SOURCE MATERIAL start
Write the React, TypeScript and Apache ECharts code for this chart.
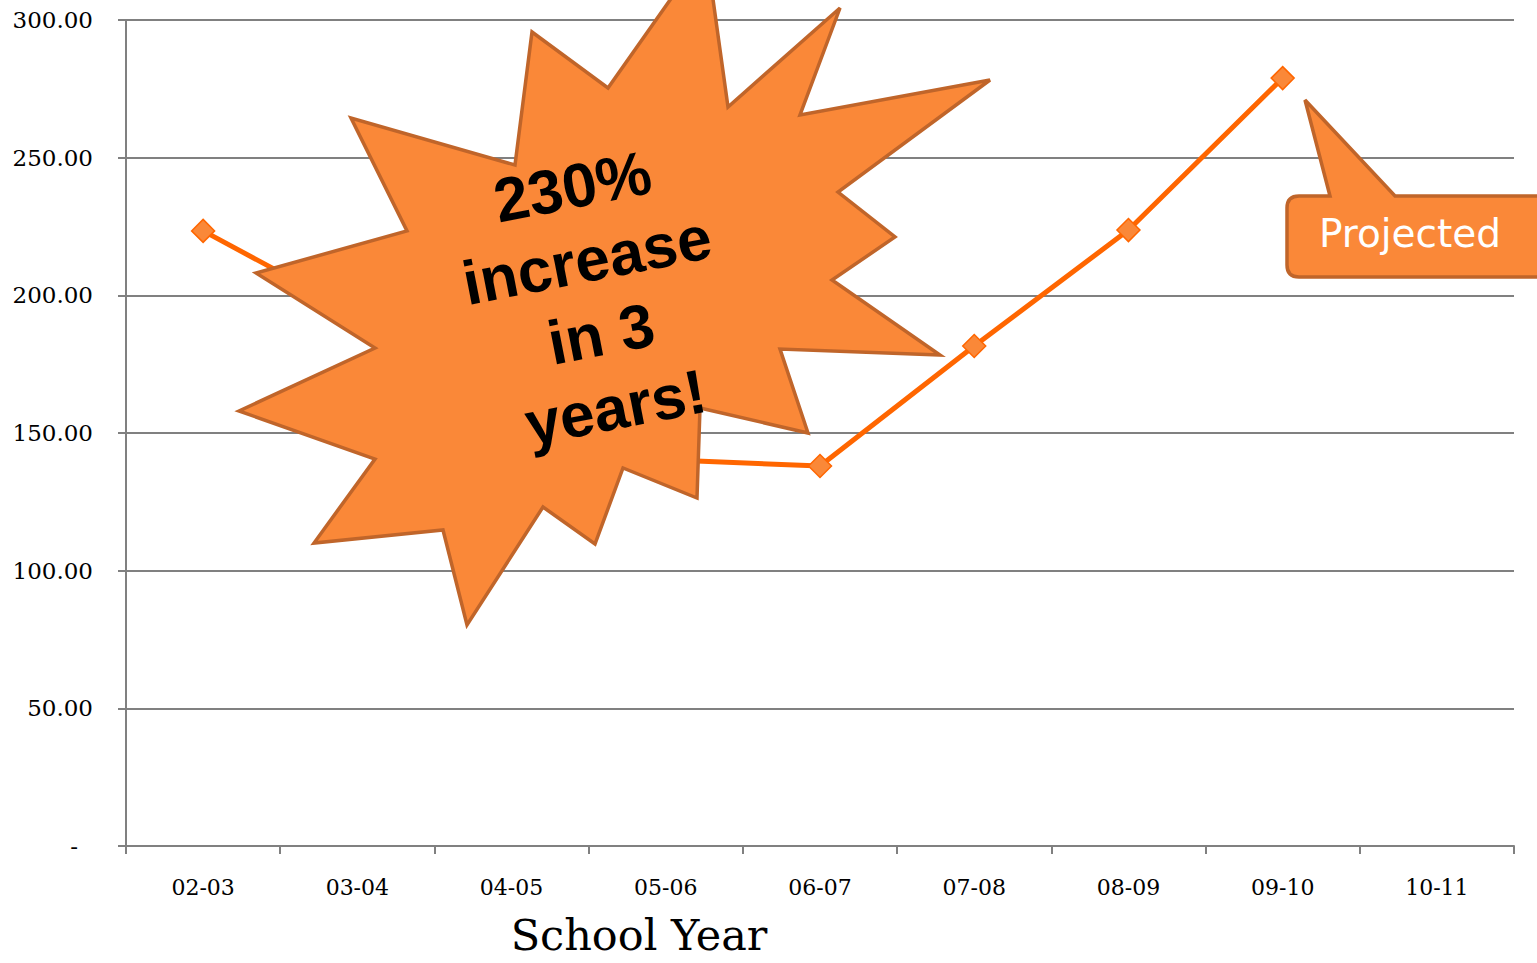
import React, { useEffect, useRef } from "react";
import * as echarts from "echarts";

const categories = ["02-03", "03-04", "04-05", "05-06", "06-07", "07-08", "08-09", "09-10", "10-11"];
const values: (number | null)[] = [223.4, 193.3, 165, 140.3, 138.0, 181.6, 223.7, 278.9, null];
const yTicks = { min: 0, max: 300, interval: 50 };
const axisTitle = "School Year";
const burstText = "230%\nincrease\nin 3\nyears!";
const calloutText = "Projected";

const starPoints: number[][] = [
  [532, 32], [608, 88], [706, -51], [728, 107], [840, 8], [800, 115], [990, 80],
  [838, 192], [895, 237], [832, 280], [940, 355], [780, 349], [808, 433], [700, 408],
  [697, 498], [623, 468], [595, 544], [543, 507], [467, 625], [443, 530], [314, 543],
  [375, 459], [239, 411], [375, 348], [256, 273], [407, 231], [351, 118], [515, 165],
];

const calloutPath =
  "M 1299 196 L 1330 196 L 1305 100 L 1395 196 L 1545 196 L 1545 277 L 1299 277 Q 1287 277 1287 265 L 1287 208 Q 1287 196 1299 196 Z";

let registered = false;

export default function App() {
  const ref = useRef<HTMLDivElement>(null);
  useEffect(() => {
    if (!ref.current) return;
    if (!registered) {
      echarts.graphic.registerShape("callout", echarts.graphic.extendPath(calloutPath, {}));
      registered = true;
    }
    const chart = echarts.init(ref.current, undefined, { renderer: "svg" });
    const serif = "DejaVu Serif";
    chart.setOption({
      animation: false,
      backgroundColor: "#ffffff",
      grid: { left: 126, top: 20, right: 23, bottom: 117 },
      xAxis: {
        type: "category",
        data: categories,
        boundaryGap: true,
        axisLine: { show: true, lineStyle: { color: "#808080", width: 2 } },
        axisTick: { show: true, length: 8, lineStyle: { color: "#808080", width: 2 } },
        axisLabel: { color: "#000", fontFamily: serif, fontSize: 22, margin: 30 },
        splitLine: { show: false },
      },
      yAxis: {
        type: "value",
        min: yTicks.min,
        max: yTicks.max,
        interval: yTicks.interval,
        axisLine: { show: true, lineStyle: { color: "#808080", width: 2 } },
        axisTick: { show: true, length: 8, lineStyle: { color: "#808080", width: 2 } },
        splitLine: { show: true, lineStyle: { color: "#808080", width: 2 } },
        axisLabel: {
          color: "#000",
          fontFamily: serif,
          fontSize: 23,
          margin: 33,
          formatter: (v: number) => (v === 0 ? "{d|-}" : v.toFixed(2)),
          rich: { d: { fontFamily: serif, fontSize: 23, color: "#000", padding: [0, 15, 0, 0] } },
        },
      },
      series: [
        {
          type: "line",
          data: values,
          connectNulls: false,
          lineStyle: { color: "#FF6600", width: 5 },
          itemStyle: { color: "#FA8838", borderColor: "#FF6600", borderWidth: 1.5 },
          symbol: "diamond",
          symbolSize: [23, 23],
          z: 2,
        },
      ],
      graphic: [
        {
          type: "polygon",
          z: 100,
          shape: { points: starPoints },
          style: { fill: "#FA8838", stroke: "#C0652A", lineWidth: 3.5, lineJoin: "miter" },
        },
        {
          type: "text",
          z: 101,
          x: 594,
          y: 297,
          rotation: (11 * Math.PI) / 180,
          style: {
            text: burstText,
            fill: "#000",
            font: "bold 62px 'Liberation Sans', Arial, sans-serif",
            align: "center",
            verticalAlign: "middle",
            lineHeight: 75,
          },
        },
        {
          type: "callout",
          z: 100,
          x: 0,
          y: 0,
          style: { fill: "#FA8838", stroke: "#C0652A", lineWidth: 3.5, lineJoin: "miter" },
        },
        {
          type: "text",
          z: 101,
          x: 1410,
          y: 233,
          style: {
            text: calloutText,
            fill: "#ffffff",
            font: "39px 'DejaVu Sans', sans-serif",
            align: "center",
            verticalAlign: "middle",
          },
        },
        {
          type: "text",
          z: 101,
          x: 639,
          y: 935,
          style: {
            text: axisTitle,
            fill: "#000",
            font: `43px '${serif}', serif`,
            align: "center",
            verticalAlign: "middle",
          },
        },
      ],
    });
    return () => chart.dispose();
  }, []);
  return <div ref={ref} style={{ position: "absolute", left: 0, top: 0, width: 1537, height: 963 }} />;
}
SOURCE MATERIAL end
THE PROBLEM
Quote the material in full and exactly; do not carry over its pictures.

THE OUTPUT
Write the React, TypeScript and Apache ECharts code for this chart.
import React, { useEffect, useRef } from "react";
import * as echarts from "echarts";

const categories = ["02-03", "03-04", "04-05", "05-06", "06-07", "07-08", "08-09", "09-10", "10-11"];
const values: (number | null)[] = [223.4, 193.3, 165, 140.3, 138.0, 181.6, 223.7, 278.9, null];
const yTicks = { min: 0, max: 300, interval: 50 };
const axisTitle = "School Year";
const burstText = "230%\nincrease\nin 3\nyears!";
const calloutText = "Projected";

const starPoints: number[][] = [
  [532, 32], [608, 88], [706, -51], [728, 107], [840, 8], [800, 115], [990, 80],
  [838, 192], [895, 237], [832, 280], [940, 355], [780, 349], [808, 433], [700, 408],
  [697, 498], [623, 468], [595, 544], [543, 507], [467, 625], [443, 530], [314, 543],
  [375, 459], [239, 411], [375, 348], [256, 273], [407, 231], [351, 118], [515, 165],
];

const calloutPath =
  "M 1299 196 L 1330 196 L 1305 100 L 1395 196 L 1545 196 L 1545 277 L 1299 277 Q 1287 277 1287 265 L 1287 208 Q 1287 196 1299 196 Z";

let registered = false;

export default function App() {
  const ref = useRef<HTMLDivElement>(null);
  useEffect(() => {
    if (!ref.current) return;
    if (!registered) {
      echarts.graphic.registerShape("callout", echarts.graphic.extendPath(calloutPath, {}));
      registered = true;
    }
    const chart = echarts.init(ref.current, undefined, { renderer: "svg" });
    const serif = "DejaVu Serif";
    chart.setOption({
      animation: false,
      backgroundColor: "#ffffff",
      grid: { left: 126, top: 20, right: 23, bottom: 117 },
      xAxis: {
        type: "category",
        data: categories,
        boundaryGap: true,
        axisLine: { show: true, lineStyle: { color: "#808080", width: 2 } },
        axisTick: { show: true, length: 8, lineStyle: { color: "#808080", width: 2 } },
        axisLabel: { color: "#000", fontFamily: serif, fontSize: 22, margin: 30 },
        splitLine: { show: false },
      },
      yAxis: {
        type: "value",
        min: yTicks.min,
        max: yTicks.max,
        interval: yTicks.interval,
        axisLine: { show: true, lineStyle: { color: "#808080", width: 2 } },
        axisTick: { show: true, length: 8, lineStyle: { color: "#808080", width: 2 } },
        splitLine: { show: true, lineStyle: { color: "#808080", width: 2 } },
        axisLabel: {
          color: "#000",
          fontFamily: serif,
          fontSize: 23,
          margin: 33,
          formatter: (v: number) => (v === 0 ? "{d|-}" : v.toFixed(2)),
          rich: { d: { fontFamily: serif, fontSize: 23, color: "#000", padding: [0, 15, 0, 0] } },
        },
      },
      series: [
        {
          type: "line",
          data: values,
          connectNulls: false,
          lineStyle: { color: "#FF6600", width: 5 },
          itemStyle: { color: "#FA8838", borderColor: "#FF6600", borderWidth: 1.5 },
          symbol: "diamond",
          symbolSize: [23, 23],
          z: 2,
        },
      ],
      graphic: [
        {
          type: "polygon",
          z: 100,
          shape: { points: starPoints },
          style: { fill: "#FA8838", stroke: "#C0652A", lineWidth: 3.5, lineJoin: "miter" },
        },
        {
          type: "text",
          z: 101,
          x: 594,
          y: 297,
          rotation: (11 * Math.PI) / 180,
          style: {
            text: burstText,
            fill: "#000",
            font: "bold 62px 'Liberation Sans', Arial, sans-serif",
            align: "center",
            verticalAlign: "middle",
            lineHeight: 75,
          },
        },
        {
          type: "callout",
          z: 100,
          x: 0,
          y: 0,
          style: { fill: "#FA8838", stroke: "#C0652A", lineWidth: 3.5, lineJoin: "miter" },
        },
        {
          type: "text",
          z: 101,
          x: 1410,
          y: 233,
          style: {
            text: calloutText,
            fill: "#ffffff",
            font: "39px 'DejaVu Sans', sans-serif",
            align: "center",
            verticalAlign: "middle",
          },
        },
        {
          type: "text",
          z: 101,
          x: 639,
          y: 935,
          style: {
            text: axisTitle,
            fill: "#000",
            font: `43px '${serif}', serif`,
            align: "center",
            verticalAlign: "middle",
          },
        },
      ],
    });
    return () => chart.dispose();
  }, []);
  return <div ref={ref} style={{ position: "absolute", left: 0, top: 0, width: 1537, height: 963 }} />;
}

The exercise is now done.